Venters highlights several small successes in the Bahá'ís challenges to the racial order. Having to operate their fireside interest meetings and study sessions amidst segregationist crackdowns and neighborhood spies who could potentially broadcast interracial religious meetings in private homes, the Bahá'ís of Greenville appealed to Mayor Kenneth Cass. He then offered use of the city council chamber, freeing the Bahá'í community from having to advertise mixed-race religious services in area newspapers. For Venters, this anecdote demonstrates the Bahá'í community’s commitment to the oneness of humanity as well as their courageous devotion in the face of a society determined to maintain white supremacy.

The author shines when he covers the racial, social, and economic milieu of South Carolina at midcentury.

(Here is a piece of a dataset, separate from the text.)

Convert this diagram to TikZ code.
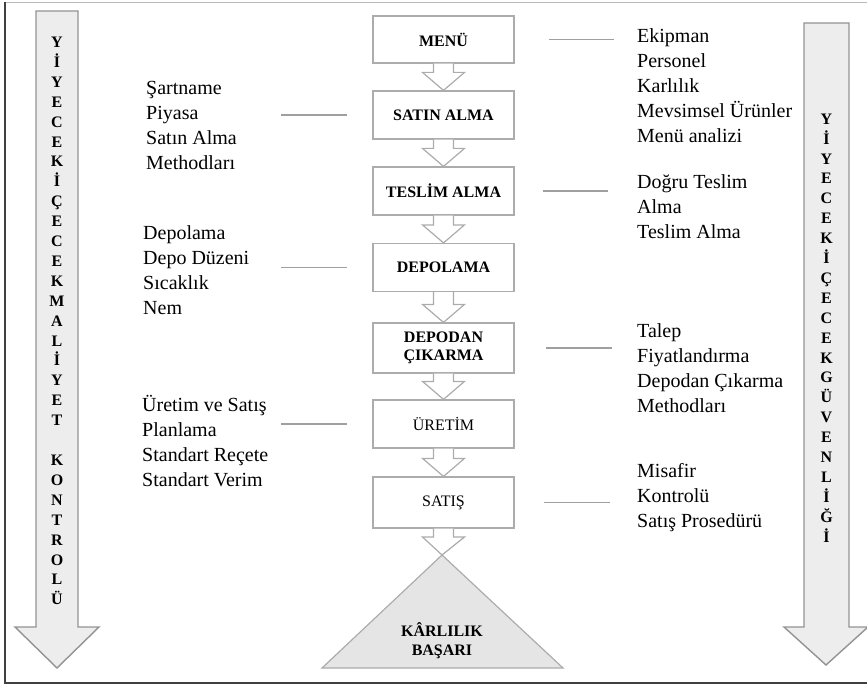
\documentclass[tikz,border=0pt]{standalone}
\usepackage{fontspec}
\setmainfont{Liberation Serif}
\usetikzlibrary{calc}
\tikzstyle{stage} = [draw=gray!65, line width=1.2pt, fill=white, minimum width=141pt,
minimum height=48pt, align=center, font=\bfseries\fontsize{16}{18}\selectfont]
\tikzstyle{plain} = [font=\fontsize{16}{18}\selectfont]
\tikzstyle{notes} = [anchor=west, align=left, inner sep=0pt, font=\fontsize{20}{25}\selectfont]
\tikzstyle{link} = [draw=gray!75, line width=1.2pt]
\tikzstyle{blockarrow} = [draw=gray!65, line width=1.2pt, fill=white]
\tikzstyle{sidearrow} = [draw=gray!85, line width=1.4pt, fill=gray!14]
\tikzstyle{spine} = [align=center, inner sep=0pt, font=\bfseries\fontsize{16}{19.9}\selectfont]

% chevron between two stages
\newcommand{\blockarrow}[2]{%
  \draw[blockarrow] let \p1=(#1), \p2=(#2) in
  (\x1-10pt,\y1) -- (\x1-10pt,\y2+18pt) -- (\x1-21pt,\y2+18pt) -- (\x2,\y2)
  -- (\x1+21pt,\y2+18pt) -- (\x1+10pt,\y2+18pt) -- (\x1+10pt,\y1);}

\begin{document}
\begin{tikzpicture}[x=1pt, y=-1pt]
  \useasboundingbox (0,0) rectangle (867,687);

  % frame
  \draw[gray!55, line width=1pt] (5,2.5) -- (867,2.5);
  \draw[black!75, line width=1.5pt] (5,2) -- (5,683) -- (867,683);

  % side arrows
  \draw[sidearrow] (36,11) -- (78,11) -- (78,627) -- (99,627) -- (57,668)
  -- (15,627) -- (36,627) -- cycle;
  \draw[sidearrow] (804,23) -- (849,23) -- (849,627) -- (868,627) -- (826,665)
  -- (784,627) -- (804,627) -- cycle;
  \node (costcontrol) [spine] at (57,321) {Y\\İ\\Y\\E\\C\\E\\K\\İ\\Ç\\E\\C\\E\\K\\M\\A\\L\\İ\\Y\\E\\T\\[20pt]K\\O\\N\\T\\R\\O\\L\\Ü};
  \node (foodsafety) [spine] at (826.5,328) {Y\\İ\\Y\\E\\C\\E\\K\\İ\\Ç\\E\\C\\E\\K\\G\\Ü\\V\\E\\N\\L\\İ\\Ğ\\İ};

  % stages
  \node (menu) [stage, minimum height=47pt] at (443.5,39.5) {MENÜ};
  \node (satinalma) [stage] at (443.5,115) {SATIN ALMA};
  \node (teslim) [stage] at (443.5,191) {TESLİM ALMA};
  \node (depolama) [stage] at (443.5,267.5) {DEPOLAMA};
  \node (depodan) [stage, minimum height=50pt] at (443.5,348) {DEPODAN\\ÇIKARMA};
  \node (uretim) [stage, plain] at (443.5,424) {ÜRETİM};
  \node (satis) [stage, plain, minimum height=51pt] at (443.5,502.5) {SATIŞ};

  % result
  \coordinate (apex) at (442,555);
  \draw[draw=gray!65, line width=1.2pt, fill=gray!20] (apex) -- (563,668) -- (322,668) -- cycle;
  \node (karlilik) [align=center, font=\bfseries\fontsize{16}{19}\selectfont] at (442,641) {KÂRLILIK\\BAŞARI};

  \blockarrow{menu.south}{satinalma.north}
  \blockarrow{satinalma.south}{teslim.north}
  \blockarrow{teslim.south}{depolama.north}
  \blockarrow{depolama.south}{depodan.north}
  \blockarrow{depodan.south}{uretim.north}
  \blockarrow{uretim.south}{satis.north}
  \blockarrow{satis.south}{apex}

  % notes on the right
  \node (menunotes) [notes] at (637,85.5) {Ekipman\\Personel\\Karlılık\\Mevsimsel Ürünler\\Menü analizi};
  \node (teslimnotes) [notes] at (637,206.5) {Doğru Teslim\\Alma\\Teslim Alma};
  \node (depodannotes) [notes] at (637,368) {Talep\\Fiyatlandırma\\Depodan Çıkarma\\Methodları};
  \node (satisnotes) [notes] at (637,497.5) {Misafir\\Kontrolü\\Satış Prosedürü};

  % notes on the left
  \node (satinnotes) [notes] at (146,125) {Şartname\\Piyasa\\Satın Alma\\Methodları};
  \node (depolamanotes) [notes] at (143,270) {Depolama\\Depo Düzeni\\Sıcaklık\\Nem};
  \node (uretimnotes) [notes] at (142,441) {Üretim ve Satış\\Planlama\\Standart Reçete\\Standart Verim};

  \draw[link] ([xshift=34pt]menu.east) -- ++(65,0);
  \draw[link] ([xshift=28pt]teslim.east) -- ++(65,0);
  \draw[link] ([xshift=31pt]depodan.east) -- ++(66,0);
  \draw[link] ([xshift=29pt]satis.east) -- ++(66,0);
  \draw[link] ([xshift=-25pt]satinalma.west) -- ++(-66,0);
  \draw[link] ([xshift=-25pt]depolama.west) -- ++(-66,0);
  \draw[link] ([xshift=-25pt]uretim.west) -- ++(-66,0);

\end{tikzpicture}
\end{document}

Venters’s final chapters on Cold War massive resistance and the national collapse of Jim Crow in the 1960s accomplish his goals of offering a “fresh and coherent” history of the state’s civil rights era, examining these great changes through the lens of South Carolina's Bahá'ís (14). Furthermore, Venters excels in demonstrating the Bahá'ís unique insistence and commitment to interracialism in religious practice. By examining the Bahá'í Faith in such a way, Venters succeeds in producing a history of religious dissenters that is devoid of “bizarre theology, charismatic leaders, financial controversy, withdrawal from society, and unusual sexual practices” (4). Too often, historians of religion have focused on Shakers, Quakers, Mormons, side-holes, and other religious outsiders to borrow the title of R. Laurence Moore’s 1986 collection of essays.

Venters’s No Jim Crow Church demonstrates that the Bahá'ís constitute a very unusual group in American religious history. First, they are decidedly not Protestant. Second, unlike many Protestant Evangelicals, Venters’s Bahá'ís refused to accommodate the racial order and economic status quo in the interest of self-preservation. Evangelical and Pentecostal faiths remain segregated and are the largest American denominations as the Bahá'ís continue to grow.

In the United States, where many citizens assert the ideal of a Christian nation that dates back to the founding, Venters offers in No Jim Crow Church a deceptively subtle challenge to American mainline faiths. The irony is inescapable that a post-millennial movement that began in Iran and then spread to the West has shown more devotion to the one-world, one-God, one human race ideal than most of the American Protestant and non-denominational faiths that seemingly pick and choose which of Christ’s teachings to follow based on acquiescence to class, racial, gender status.